Thermal Deformation Analysis: The total displacement field resulting from thermal expansion reveals the pattern of tooth distortion. The maximum deformation occurs at the tooth tip region close to the heated flank, as this area has the least structural constraint and experiences a significant temperature rise. This distortion manifests as a bulging of the tooth profile. Analysis of displacement components shows that:
- Along the face width (Profile direction): The expansion is non-uniform, causing the tooth to bulge outward, creating a slight crowning effect that could potentially improve contact localization under combined thermal-mechanical load.
- Along the tooth thickness (Lengthwise direction): The expansion is asymmetrical, causing a shift of the effective contact pattern towards the tooth heel or toe (depending on the meshing position), which can negatively alter the load distribution and reduce gear mesh efficiency.
The magnitude of thermal deformation, though seemingly small (on the order of micrometers), is comparable to the elastic deflections caused by mechanical loading and the design profile modifications. Therefore, it is a critical factor that must be considered in the design of high-performance spiral bevel gears, especially for applications involving high speeds and loads. Proactive thermal profile modification, or “thermo-elastic correction,” may be necessary to compensate for this predictable distortion and maintain optimal contact under operating temperatures.
Conclusion
This study establishes an integrated finite element-based methodology for analyzing the coupled thermal-structural behavior of spiral bevel gears. The key findings from the instance analysis are summarized as follows:
- The steady-state temperature field in a multi-tooth spiral bevel gear model shows a localized high-temperature zone at the meshing center of the primarily loaded tooth, with heat dissipating more rapidly towards the tooth tip than the root.

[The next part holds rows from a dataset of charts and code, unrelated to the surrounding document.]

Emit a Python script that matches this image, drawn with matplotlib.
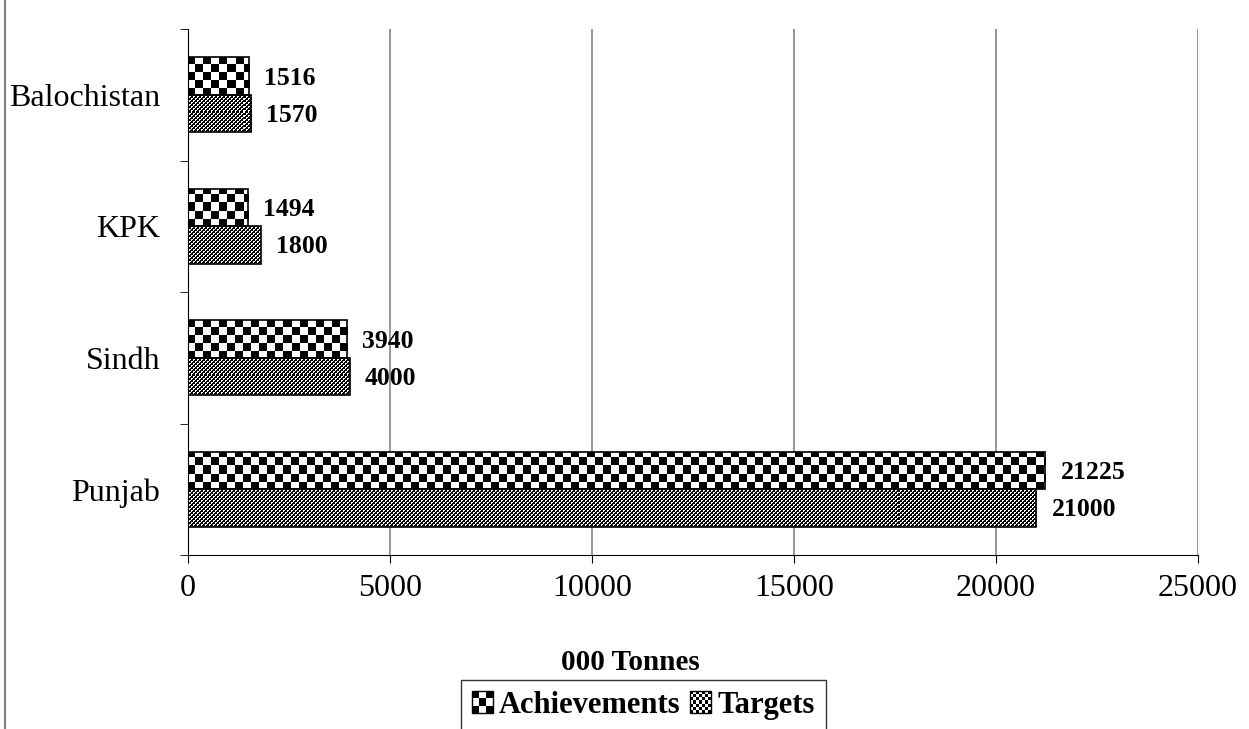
import numpy as np
import matplotlib
matplotlib.use("Agg")
import matplotlib.pyplot as plt
from matplotlib.patches import Rectangle, Patch
from matplotlib.legend_handler import HandlerBase
from matplotlib.lines import Line2D

plt.rcParams['font.family'] = ['Liberation Serif', 'DejaVu Serif']

provinces = ["Punjab", "Sindh", "KPK", "Balochistan"]
achievements = [21225, 3940, 1494, 1516]
targets = [21000, 4000, 1800, 1570]
series_names = ["Achievements", "Targets"]
x_ticks = [0, 5000, 10000, 15000, 20000, 25000]
x_label = "000 Tonnes"

W, H = 1249, 729
fig = plt.figure(figsize=(W / 100, H / 100), dpi=100)
ax = fig.add_axes([188 / W, 1 - 555 / H, (1198 - 188) / W, (555 - 29) / H])

y = np.arange(len(provinces))
bh = 0.285
bars_a = ax.barh(y + bh / 2, achievements, height=bh, facecolor='none',
                 edgecolor='black', linewidth=1.2, zorder=3)
bars_t = ax.barh(y - bh / 2, targets, height=bh, facecolor='none',
                 edgecolor='black', linewidth=1.2, zorder=3)

ax.set_xlim(0, 25000)
ax.set_ylim(-0.5, len(provinces) - 0.5)


def pattern_big(ii, jj):
    return (((ii // 8) + (jj // 8)) % 2).astype(float)


def pattern_fine(ii, jj):
    white_cell = ((ii // 2) + (jj // 2)) % 2 == 1
    corner = (ii % 2 == 1) & (jj % 2 == 1)
    return (white_cell & ~corner).astype(float)


inv = ax.transData.inverted()


def fill_pattern(bar, func):
    x0, y0 = bar.get_x(), bar.get_y()
    x1, y1 = x0 + bar.get_width(), y0 + bar.get_height()
    (px0, py0), (px1, py1) = ax.transData.transform([(x0, y0), (x1, y1)])
    ipx0 = int(np.floor(px0)) - 1
    ipy1 = int(np.ceil(py1)) + 1
    nx = int(np.ceil(px1)) + 2 - ipx0
    ny = ipy1 - (int(np.floor(py0)) - 1)
    (ex0, ey0), (ex1, ey1) = inv.transform([(ipx0, ipy1 - ny), (ipx0 + nx, ipy1)])
    ii, jj = np.meshgrid(np.arange(ny), np.arange(nx), indexing='ij')
    arr = func(ii, jj)
    im = ax.imshow(arr, extent=(ex0, ex1, ey0, ey1), origin='upper',
                   cmap='gray', vmin=0, vmax=1, interpolation='nearest',
                   aspect='auto', zorder=2.5)
    im.set_clip_path(bar)


for b in bars_a:
    fill_pattern(b, pattern_big)
for b in bars_t:
    fill_pattern(b, pattern_fine)

ax.set_xlim(0, 25000)
ax.set_ylim(-0.5, len(provinces) - 0.5)

for b, v in zip(bars_a, achievements):
    ax.annotate(f"{v}", (b.get_width(), b.get_y() + b.get_height() / 2),
                xytext=(15, -2), textcoords='offset pixels', ha='left', va='center',
                fontsize=18.5, fontweight='bold', zorder=5)
for b, v in zip(bars_t, targets):
    ax.annotate(f"{v}", (b.get_width(), b.get_y() + b.get_height() / 2),
                xytext=(15, -2), textcoords='offset pixels', ha='left', va='center',
                fontsize=18.5, fontweight='bold', zorder=5)

# axes styling
for s in ['top', 'right']:
    ax.spines[s].set_visible(False)
ax.spines['left'].set_color('black')
ax.spines['bottom'].set_color('black')
ax.set_xticks(x_ticks)
ax.set_xticklabels([str(t) for t in x_ticks], fontsize=23)
ax.tick_params(axis='x', length=6, direction='out', pad=8, color='black')
ax.set_yticks(y)
ax.set_yticklabels(provinces, fontsize=23)
ax.tick_params(axis='y', which='major', length=0, pad=20)
ax.set_yticks(np.arange(-0.5, len(provinces)), minor=True)
ax.tick_params(axis='y', which='minor', length=6, direction='out', color='black')
ax.xaxis.grid(True, color='#7a7a7a', linewidth=1.1, zorder=0)
ax.set_axisbelow(True)

fig.text(630 / W, 1 - 662 / H, x_label, ha='center', va='center',
         fontsize=21, fontweight='bold')


class CheckerHandler(HandlerBase):
    def __init__(self, n):
        super().__init__()
        self.n = n

    def create_artists(self, legend, orig_handle, xdescent, ydescent, width,
                       height, fontsize, trans):
        size = min(width, height)
        x0 = -xdescent + (width - size) / 2
        y0 = -ydescent + (height - size) / 2
        arts = [Rectangle((x0, y0), size, size, facecolor='white',
                          edgecolor='black', lw=1, transform=trans)]
        c = size / self.n
        for i in range(self.n):
            for j in range(self.n):
                if (i + j) % 2 == 0:
                    arts.append(Rectangle((x0 + i * c, y0 + j * c), c, c,
                                          facecolor='black', edgecolor='none',
                                          transform=trans))
        return arts


h_a = Patch(label=series_names[0])
h_t = Patch(label=series_names[1])
leg = fig.legend([h_a, h_t], series_names, loc='upper left',
                 bbox_to_anchor=(461 / W, 1 - 680 / H), ncol=2,
                 prop={'size': 22, 'weight': 'bold'},
                 handler_map={h_a: CheckerHandler(3), h_t: CheckerHandler(7)},
                 handlelength=0.7, handleheight=0.7, handletextpad=0.2,
                 columnspacing=0.3, borderpad=0.35, borderaxespad=0,
                 fancybox=False, frameon=True)
leg.get_frame().set_edgecolor('black')
leg.get_frame().set_linewidth(1)

fig.add_artist(Line2D([5 / W, 5 / W], [0, 1], color='#808080', lw=1.5,
                      transform=fig.transFigure))

fig.savefig("out.png", dpi=100)
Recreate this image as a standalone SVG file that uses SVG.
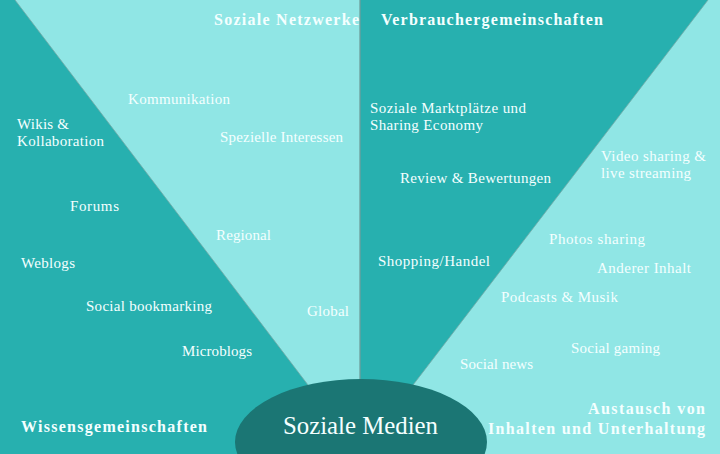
<svg xmlns="http://www.w3.org/2000/svg" width="720" height="454" viewBox="0 0 720 454">
<style>
.dark{fill:#27B0AF}
.light{fill:#90E6E5}
.edge{stroke:#74A9A7;stroke-width:0.8;fill:none}
text{font-family:"Liberation Serif","Times New Roman",serif;fill:#F4FFFF}
.lab{font-size:15px}
.head{font-size:16px;font-weight:bold}
.center{font-size:25px}
</style>
<g id="sectors">
<rect x="0" y="0" width="720" height="454" class="light"/>
<polygon class="dark" points="0,0 15,0 308,385 308,454 0,454"/>
<polygon class="dark" points="360,0 708,0 413,385 360,385"/>
</g>
<g id="dividers">
<line class="edge" x1="15" y1="0" x2="308" y2="385"/>
<line class="edge" x1="708" y1="0" x2="413" y2="385"/>
<line x1="360" y1="0" x2="360" y2="385" stroke="#6E9E9C" stroke-width="1.3"/>
</g>
<g id="soziale-medien">
<ellipse cx="361" cy="442" rx="126" ry="63" fill="#1B7674"/>
<text class="center" x="283" y="434" textLength="155" lengthAdjust="spacingAndGlyphs">Soziale Medien</text>
</g>
<g id="soziale-netzwerke">
<text class="head" x="214" y="25" textLength="145">Soziale Netzwerke</text>
<text class="lab" x="128" y="104" textLength="102">Kommunikation</text>
<text class="lab" x="220" y="142" textLength="123">Spezielle Interessen</text>
<text class="lab" x="216" y="240" textLength="55">Regional</text>
<text class="lab" x="307" y="316" textLength="42">Global</text>
</g>
<g id="wissensgemeinschaften">
<text class="head" x="21" y="432" textLength="186">Wissensgemeinschaften</text>
<text class="lab" x="17" y="129" textLength="52">Wikis &amp;</text>
<text class="lab" x="17" y="146" textLength="87">Kollaboration</text>
<text class="lab" x="70" y="211" textLength="49">Forums</text>
<text class="lab" x="21" y="268" textLength="54">Weblogs</text>
<text class="lab" x="86" y="311" textLength="126">Social bookmarking</text>
<text class="lab" x="182" y="356" textLength="70">Microblogs</text>
</g>
<g id="verbrauchergemeinschaften">
<text class="head" x="381" y="25" textLength="222">Verbrauchergemeinschaften</text>
<text class="lab" x="370" y="113" textLength="156">Soziale Marktplätze und</text>
<text class="lab" x="370" y="130" textLength="113">Sharing Economy</text>
<text class="lab" x="400" y="183" textLength="151">Review &amp; Bewertungen</text>
<text class="lab" x="378" y="266" textLength="112">Shopping/Handel</text>
</g>
<g id="austausch">
<text class="head" x="588" y="414" textLength="117">Austausch von</text>
<text class="head" x="488" y="434" textLength="217">Inhalten und Unterhaltung</text>
<text class="lab" x="601" y="161" textLength="105">Video sharing &amp;</text>
<text class="lab" x="601" y="178" textLength="90">live streaming</text>
<text class="lab" x="549" y="244" textLength="96">Photos sharing</text>
<text class="lab" x="597" y="273" textLength="94">Anderer Inhalt</text>
<text class="lab" x="501" y="302" textLength="117">Podcasts &amp; Musik</text>
<text class="lab" x="571" y="353" textLength="89">Social gaming</text>
<text class="lab" x="460" y="369" textLength="73">Social news</text>
</g>
</svg>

- The induced thermal stress field has its maximum value not at the hottest point but at the constrained tooth root fillet area. This highlights the root as a critical region for thermo-mechanical fatigue failure, necessitating careful design and material selection.
- Thermal deformation is most pronounced at the tooth tip near the contact zone. The resulting distortion pattern includes a beneficial bulging along the profile and a potentially detrimental shift of the contact path along the lengthwise direction. This underscores the necessity of incorporating predicted thermal deformations into the tooth surface design phase.

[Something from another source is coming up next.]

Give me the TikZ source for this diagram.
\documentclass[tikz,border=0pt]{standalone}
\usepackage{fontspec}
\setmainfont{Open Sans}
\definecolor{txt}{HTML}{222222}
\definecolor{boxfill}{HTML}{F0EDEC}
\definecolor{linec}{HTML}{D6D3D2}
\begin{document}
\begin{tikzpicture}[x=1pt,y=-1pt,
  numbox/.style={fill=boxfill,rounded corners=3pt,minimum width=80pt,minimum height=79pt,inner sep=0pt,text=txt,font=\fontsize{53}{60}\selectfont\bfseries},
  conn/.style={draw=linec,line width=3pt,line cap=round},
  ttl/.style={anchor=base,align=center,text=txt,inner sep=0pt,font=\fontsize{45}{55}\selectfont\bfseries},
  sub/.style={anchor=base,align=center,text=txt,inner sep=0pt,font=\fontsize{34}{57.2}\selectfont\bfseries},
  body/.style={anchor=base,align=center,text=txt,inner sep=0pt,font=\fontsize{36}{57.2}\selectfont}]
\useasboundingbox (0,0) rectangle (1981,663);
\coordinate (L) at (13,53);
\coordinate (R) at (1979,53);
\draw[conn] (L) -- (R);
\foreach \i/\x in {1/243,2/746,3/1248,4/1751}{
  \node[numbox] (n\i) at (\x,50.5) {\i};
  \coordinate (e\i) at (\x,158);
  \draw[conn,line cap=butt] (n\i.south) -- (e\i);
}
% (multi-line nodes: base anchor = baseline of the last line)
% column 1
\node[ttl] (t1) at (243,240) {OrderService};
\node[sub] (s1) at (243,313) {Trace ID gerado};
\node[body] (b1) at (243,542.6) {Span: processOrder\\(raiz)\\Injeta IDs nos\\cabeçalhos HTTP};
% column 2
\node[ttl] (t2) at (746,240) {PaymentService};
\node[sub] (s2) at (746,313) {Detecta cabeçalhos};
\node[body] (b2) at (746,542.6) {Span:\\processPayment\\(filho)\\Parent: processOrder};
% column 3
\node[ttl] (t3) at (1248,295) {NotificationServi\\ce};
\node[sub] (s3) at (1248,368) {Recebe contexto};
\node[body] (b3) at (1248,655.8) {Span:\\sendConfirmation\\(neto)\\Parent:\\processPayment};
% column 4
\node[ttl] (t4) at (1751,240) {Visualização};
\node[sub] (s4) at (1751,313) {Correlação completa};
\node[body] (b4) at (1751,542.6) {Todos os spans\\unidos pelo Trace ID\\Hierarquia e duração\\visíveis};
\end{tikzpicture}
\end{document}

- The complex interaction between the temperature field, material properties, and gear geometry dictates that the locations of maximum temperature, stress, and deformation do not coincide. A fully coupled analysis is therefore essential for accurate prediction.

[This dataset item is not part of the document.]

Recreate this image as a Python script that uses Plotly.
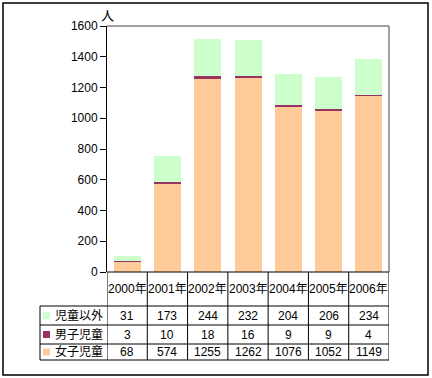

The insights gained from this thermal characteristics analysis provide a solid foundation for the design, manufacturing, and operational optimization of spiral bevel gears. Future work may involve transient thermal analysis, full thermo-elastohydrodynamic lubrication coupling, and experimental validation to further refine the models and enhance the predictive capability for this vital machine element.